|
|
|
|
|
by crazygringo
454 days ago
|
|
> by generating output in a psychovisually optimal space? Perhaps frequency space (discrete cosine transform) I've never understood the DCT to be psychovisually optimal at all. At lower bitrates, it degrades into ringing and blockiness that don't match a "simplified perception" at all. The frequency domain models our auditory space well, because our ears literally process frequencies. Bringing that over to the visual side has never been about "psychovisual modeling" but about existing mathematical techniques that happen to work well, despite their glaring "psychovisual" flaws. On the other hand, yes a HSV color space could make more sense than RGB, for example. But I'm not sure it's going to provide a significant savings? I'd certainly be curious. It also might create problems though, because hue is undefined when saturation is zero, saturation is undefined when brightness is zero, etc. It's not smooth and continuous at the edges the way RGB is.
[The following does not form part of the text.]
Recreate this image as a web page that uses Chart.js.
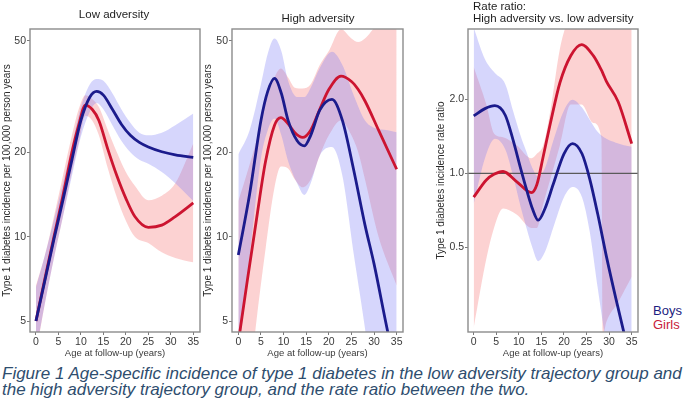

And while something like CIELAB doesn't have that problem, you have the problem of keeping valid value combinations "in bounds". |
|
To beat blockiness/banding across very gradually varying color gradients (think eg the gradient of a blue sky), JPEG XL has to whip out a lot of tricks, like handling sub-LF DCT coefficients between blocks, heterogeneous block sizes, deblocking filters for smoothing, and heterogeneous quantization maps.
BTW, one of the ways different camera manufacturers aimed to position themselves as having cameras that generated the best pictures was by using custom proprietary quantization tables to optimize for psychovisual quality.